I suspect the real problem is
on the system and not in Tcl,
but I don't know how to verify
that.

These tests are failing because
the [vwait] is timing out. The
tests are not well constructed
to communicate that scenario
to the user. I had to hack the
tests to verify that's what is
happening.

Discussion

1 2 > >> (Page 1 of 2)
  • Don Porter
    Don Porter
    2005-10-11

    • priority: 5 --> 7
     
  • Don Porter
    Don Porter
    2005-10-11

    Logged In: YES
    user_id=80530

    um, no, these same tests on
    the same system pass just
    fine using the Tcl 8.4.11 release.

    They fail on core-8-4-branch tip.

    Something has happened to
    break these tests, even though
    I see the breakage on only one
    platform.

    I see the failure on a Linux/x86
    system.

     
  • Don Porter
    Don Porter
    2005-10-11

    • priority: 7 --> 9
    • assigned_to: andreas_kupries --> vasiljevic
     
  • Don Porter
    Don Porter
    2005-10-11

    Logged In: YES
    user_id=80530

    Revision 1.61.2.12 of tclIO.c
    introduced these test failures.

    Same changes in Revision 1.95
    introduce the same failures on
    the HEAD branch.

    both are commits from 2005-10-04
    by vasiljevic

     
  • Logged In: YES
    user_id=95086

    Confirmed on Linux. Indeed, I do have yet to understand why.
    The same (tests) passed well on Mac OSX.

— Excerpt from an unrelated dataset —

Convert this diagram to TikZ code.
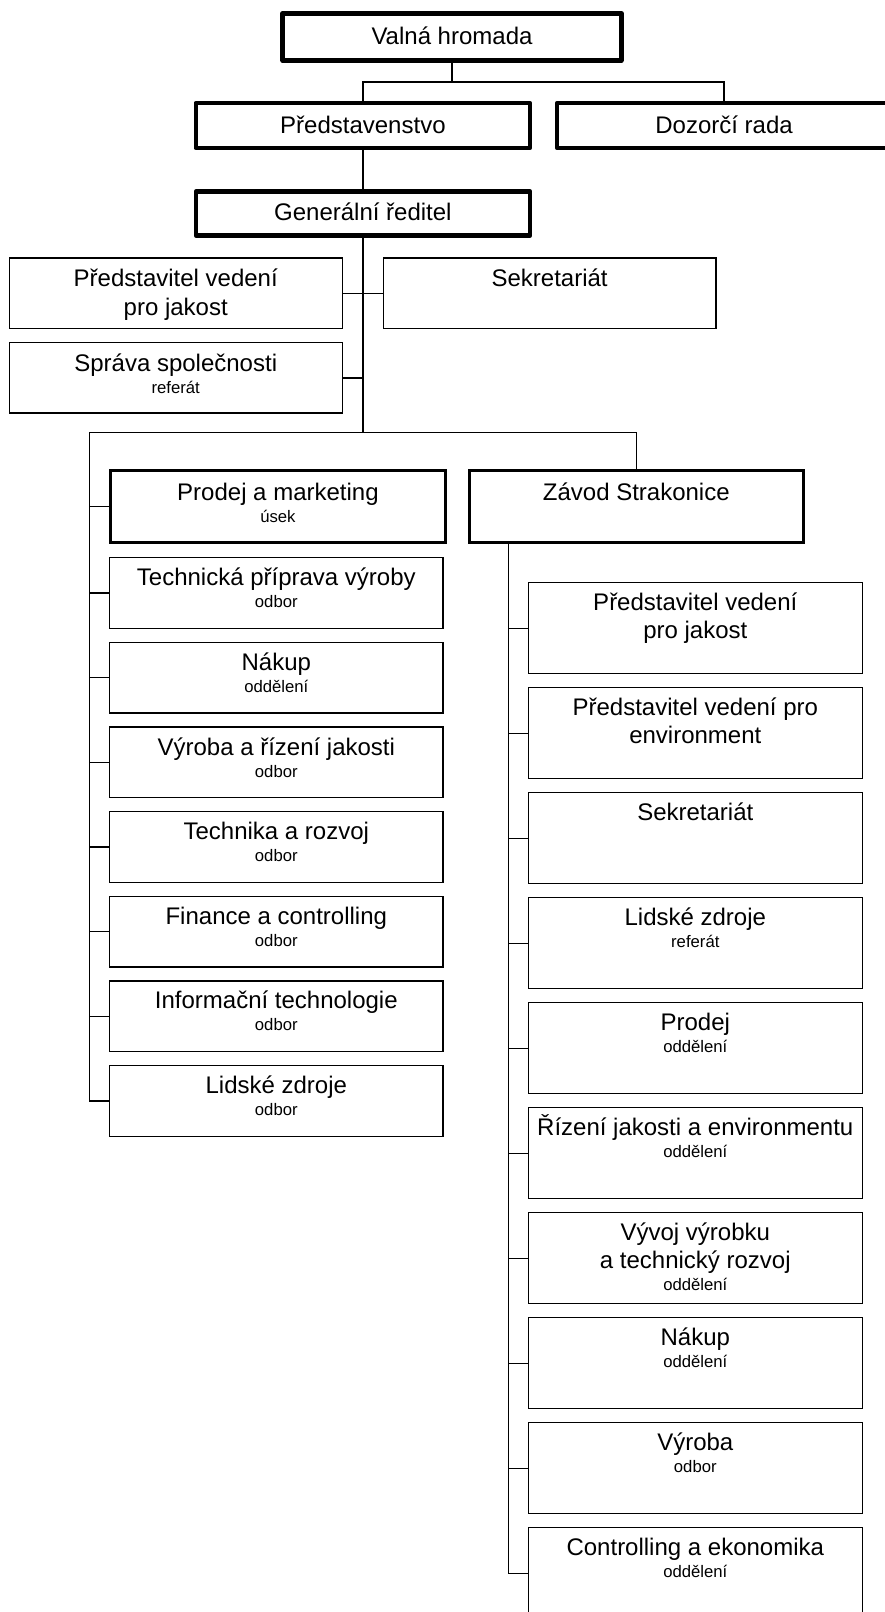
\documentclass[tikz,border=0pt]{standalone}
\usepackage{fontspec}
\setmainfont{Liberation Sans}
\usetikzlibrary{calc}
\tikzset{
  box/.style={draw=black, line width=1.3pt, inner sep=0pt, outer sep=0pt, anchor=north west, minimum width=#1},
  thickbox/.style={box=#1, line width=4.5pt, line join=round},
  midbox/.style={box=#1, line width=2.7pt},
  mt/.style={font=\fontsize{24}{28}\selectfont, inner sep=0pt, anchor=base},
  st/.style={font=\fontsize{16.7}{20}\selectfont, inner sep=0pt, anchor=base},
  conn/.style={line width=1.3pt},
  trunk/.style={line width=2pt}
}
\newcommand\boxline[5]{\node[#1] (#2) at ($(#3.north)+(0,#4)$) {#5};}
\begin{document}
\begin{tikzpicture}[x=1pt,y=-1pt]
\useasboundingbox (0,0) rectangle (885,1612);
\clip (0,0) rectangle (885,1612);

% top level
\node[thickbox=338.6pt, minimum height=47.2pt] (vh) at (282.7,13.3) {};
\boxline{mt}{vht}{vh}{31}{Valná hromada}
\node[thickbox=334.2pt, minimum height=44.6pt] (pr) at (195.8,103.2) {};
\boxline{mt}{prt}{pr}{30}{Představenstvo}
\node[thickbox=334.2pt, minimum height=44.6pt] (dr) at (557,103.2) {};
\boxline{mt}{drt}{dr}{30}{Dozorčí rada}
\node[thickbox=334.2pt, minimum height=44pt] (gr) at (195.8,191.5) {};
\boxline{mt}{grt}{gr}{28.5}{Generální ředitel}

% staff
\node[box=333.1pt, minimum height=70.3pt] (pj) at (9.2,258) {};
\boxline{mt}{pjt1}{pj}{28.7}{Představitel vedení}
\boxline{mt}{pjt2}{pj}{57}{pro jakost}
\node[box=332.8pt, minimum height=70.3pt] (sk) at (383.2,258) {};
\boxline{mt}{skt}{sk}{28}{Sekretariát}
\node[box=333.1pt, minimum height=70.3pt] (sp) at (9.2,342.7) {};
\boxline{mt}{spt1}{sp}{29}{Správa společnosti}
\boxline{st}{spt2}{sp}{51}{referát}

% divisions
\node[midbox=335.3pt, minimum height=71.6pt] (pm) at (110.3,470.7) {};
\boxline{mt}{pmt1}{pm}{29.3}{Prodej a marketing}
\boxline{st}{pmt2}{pm}{51.3}{úsek}
\node[midbox=334pt, minimum height=71.6pt] (zs) at (469.3,470.7) {};
\boxline{mt}{zst}{zs}{29.3}{Závod Strakonice}

% left column
\foreach \i/\a/\b in {0/Technická příprava výroby/odbor,1/Nákup/oddělení,2/Výroba a řízení jakosti/odbor,3/Technika a rozvoj/odbor,4/Finance a controlling/odbor,5/Informační technologie/odbor,6/Lidské zdroje/odbor}{
  \node[box=333.2pt, minimum height=70.6pt] (L\i) at (109.7,557.7+84.65*\i) {};
  \boxline{mt}{L\i a}{L\i}{28}{\a}
  \boxline{st}{L\i b}{L\i}{50}{\b}
}

% right column
\foreach \i in {0,...,9}{
  \node[box=333.8pt, minimum height=91pt] (R\i) at (528.4,582.7+105*\i) {};
}
\boxline{mt}{R0a}{R0}{27.5}{Představitel vedení}
\boxline{mt}{R0b}{R0}{55.6}{pro jakost}
\boxline{mt}{R1a}{R1}{27.5}{Představitel vedení pro}
\boxline{mt}{R1b}{R1}{55.6}{environment}
\boxline{mt}{R2a}{R2}{27.5}{Sekretariát}
\boxline{mt}{R3a}{R3}{28}{Lidské zdroje}
\boxline{st}{R3b}{R3}{50}{referát}
\boxline{mt}{R4a}{R4}{28}{Prodej}
\boxline{st}{R4b}{R4}{50}{oddělení}
\boxline{mt}{R5a}{R5}{28}{Řízení jakosti a environmentu}
\boxline{st}{R5b}{R5}{50}{oddělení}
\boxline{mt}{R6a}{R6}{27.3}{Vývoj výrobku}
\boxline{mt}{R6b}{R6}{55.6}{a technický rozvoj}
\boxline{st}{R6c}{R6}{78}{oddělení}
\boxline{mt}{R7a}{R7}{28}{Nákup}
\boxline{st}{R7b}{R7}{50}{oddělení}
\boxline{mt}{R8a}{R8}{28}{Výroba}
\boxline{st}{R8b}{R8}{50}{odbor}
\boxline{mt}{R9a}{R9}{28}{Controlling a ekonomika}
\boxline{st}{R9b}{R9}{50}{oddělení}

% connectors
\coordinate (j1) at (452,82);
\draw[conn] (vh.south) -- (j1);
\draw[conn] (pr.north) |- (j1) -| (dr.north);
\draw[conn] (pr.south) -- (gr.north);
\coordinate (j2) at (362.9,432.3);
\draw[trunk] (gr.south) -- (j2);
\draw[conn] (pj.east) -- (sk.west);
\draw[conn] (sp.east) -- (sp.east -| j2);
\coordinate (jl) at (89.2,432.3);
\draw[conn] (jl) -- (j2) -| (zs.north);
\draw[conn] (jl) |- (L6.west);
\draw[conn] (pm.west) -- (pm.west -| jl);
\foreach \i in {0,...,5}{\draw[conn] (L\i.west) -- (L\i.west -| jl);}
\coordinate (jr) at (508.5,542.3);
\draw[conn] (jr) |- (R9.west);
\foreach \i in {0,...,8}{\draw[conn] (R\i.west) -- (R\i.west -| jr);}
\end{tikzpicture}
\end{document}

    The part in question is in tclIO.c:

    /*
    * Must set the interest mask now to 0, otherwise infinite loops
    * will occur if Tcl_DoOneEvent is called before the channel is
    * finally deleted in FlushChannel. This can happen if the channel
    * has a background flush active.
    * Also, delete all registered file handlers for this channel
    * (and for the current thread). This prevents executing of pending
    * file-events still sitting in the event queue of the current thread.
    * We deliberately do not call UpdateInterest() because this could
    * re-schedule new events if the channel still needs to be flushed.
    */

    statePtr->interestMask = 0;
    (chanPtr->typePtr->watchProc)(chanPtr->instanceData, 0);

    Effectively this disables handling of events in the event queue
    for the current thread which are still pending when the channel
    is getting spliced out of the thread for later transfer to some other
    interp/thread. If this is not done, the test will pass but your app
    will core. To check, just comment-out the above call to watchProc
    and try again.

    I guess I will have to see what this test is actually trying to test.

     
  • Don Porter
    Don Porter
    2005-10-13

    Logged In: YES
    user_id=80530

    Is it reasonable to revert the change
    (at least on the "stable" core-8-4-branch)
    until this is sorted out?

    I'm uneasy about "stable" releases
    (like an ActiveTcl release which
    comes from CVS snapshots) possibly
    having sockets that do not work on
    Linux.

    What bug did the 2005-10-04 commit
    fix? And is it more critical than
    the failures detected by these tests?

     
  • Logged In: YES
    user_id=95086

    Of course it is possible to do that. Then, you will have ocassional
    cores when transferring channels between threads.
    The fact that this one is exposed *only* on Linux makes me very
    suspicious about this test.
    What my change does is prevent processing of events in the thread
    event queue designated for the currently closing channel. In single
    threaded env and in the cases the channel transfer caps are not used,
    this is no issue. In other cases you get difficult to trace and subtle
    memory corruptions leading to cores at various other non-related places.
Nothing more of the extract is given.